И ещё одна бумага была тут же приложена — грамота папы римского. Не без смущения отметил Василий Васильевич, что писана она удивительно учтиво и временами даже искательно: «Превысокому князю Василию Васильевичу Московскому и всея Русии великому Царю спасение и апостольское благословение». К восточной высокопарности ордынских ханов Василий Васильевич привык и знал ей истинную цену. Но тут — обращение самого непогрешимого папы, единственного наместника Бога на земле. Как понимать?
Говоря затем о «благословенном успехе Флорентийского Собора», папа счёл нужным подчеркнуть, что успех этот славен в особенности для России, ибо архипастырь её более других способствовал оному.
По мере чтения Василий Васильевич всё более настораживался, пока не без труда уразумел и скрытый смысл, и скрытую цель пространной грамоты. В самом конце её папа Евгений, сказав, что Исидор «крепчайше потрудился» на Соборе, предписывал великому князю Руси: «И того ради потребно есть помогати ему каждому во всех делах, а наипаче в сих делах, еже пристояние к достоинству и чину церковному, врученну ему; а твоё превысочайшее в Господе Иисуса Христа со многим желанием просим сего митрополита Исидора о оправдании и о добре церковном прежереченном да приимише его Бога ради и нас для, занеже то с желанием и со многим речением к тебе о нём призываем во всех вещах, а еже имаше видети от него о церковной пошлине пристояние, да будешь помощник ему усердно всею своею мышцею, еже будет хвала и слава от людей, а от нас благословение, а от Бога вечное дарование да имаше. А дано во Флоренции священства нашего в 9 лето».

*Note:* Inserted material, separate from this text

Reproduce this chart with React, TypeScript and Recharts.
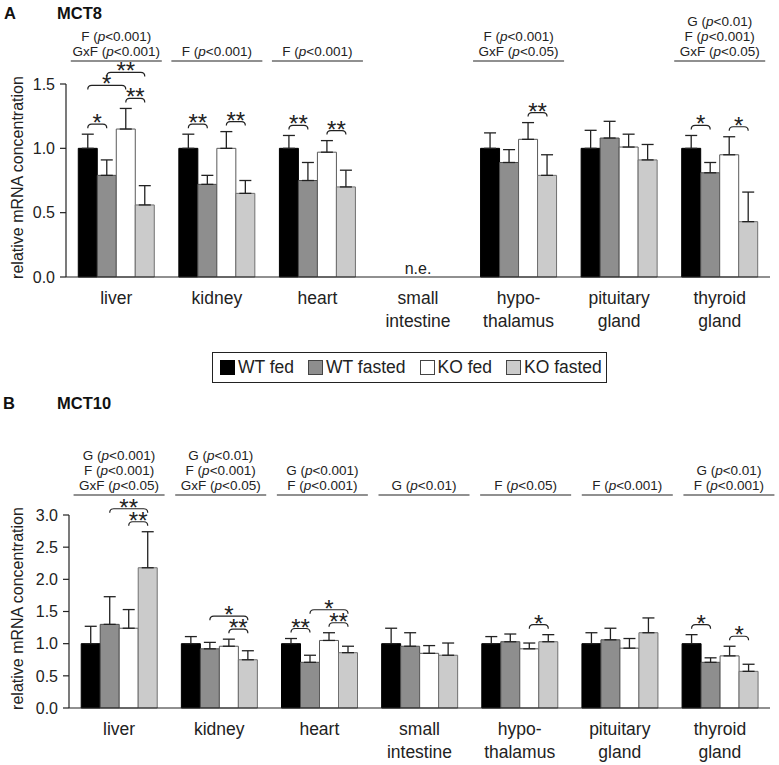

Василий Васильевич непроизвольно сжал послание в кулак и, сдвинув брови, тяжело задумался.
Четыре века стоит в самом центре Руси православная Москва. Много она перевидела всякого. Нашествия татар и литовцев, голод и болезни, великие засухи и трусы земные… И каждый раз в те искусительные времена, связанные с приближением конца мироздания, бедствия и невзгоды казались запуганным людям несомненными указаниями на близость явления Антихриста. А в мартовские великопостные дни 1441 года многие убеждены были, что и впрямь Антихрист при дверех есть. Иные уж начали отсчитывать сроки. Выходило, что осталось сорок два месяца…
Митрополит Исидор явился в город с крёстным ходом. Этот древний обычай Церкви Христовой видела Москва, когда молила о ниспослании милости и благодати Божией во всех бедах и напастях — бездождье или безведрин, в пору тлетворных ветров, смертоносной язвы, нашествия иноплеменников и иноверцев, когда просила о победе над врагом, а также во многих торжественных случаях, по уставу церковному.
Исидор вошёл в Кремль в преднесении большого запрестольного Креста с изображением Распятия Христова. Не сразу разглядели православные, что за знамение Креста Господня вздымается на длинном древке. А разглядев, глазам своим верить не хотели и слово обронить не смели.
Василий Васильевич, стоявший в окружении родных и ближних бояр, произнёс удивлённо:
— Отчего древко столь высоко?… Как бы латинское, что ли?
Вот крёстный ход ближе и ближе, уже и Исидора в лицо можно узнать, но Василий Васильевич глаз не мог отвести от Креста.
— Что же это? — повернулся к Антонию. — Распятие какое-то не такое, а-а?
— Абы по-латински изваяно, — растерянно отвечал священноинок. — Как бы обе ноги Спасителя единым гвоздём пронзены, а не двумя.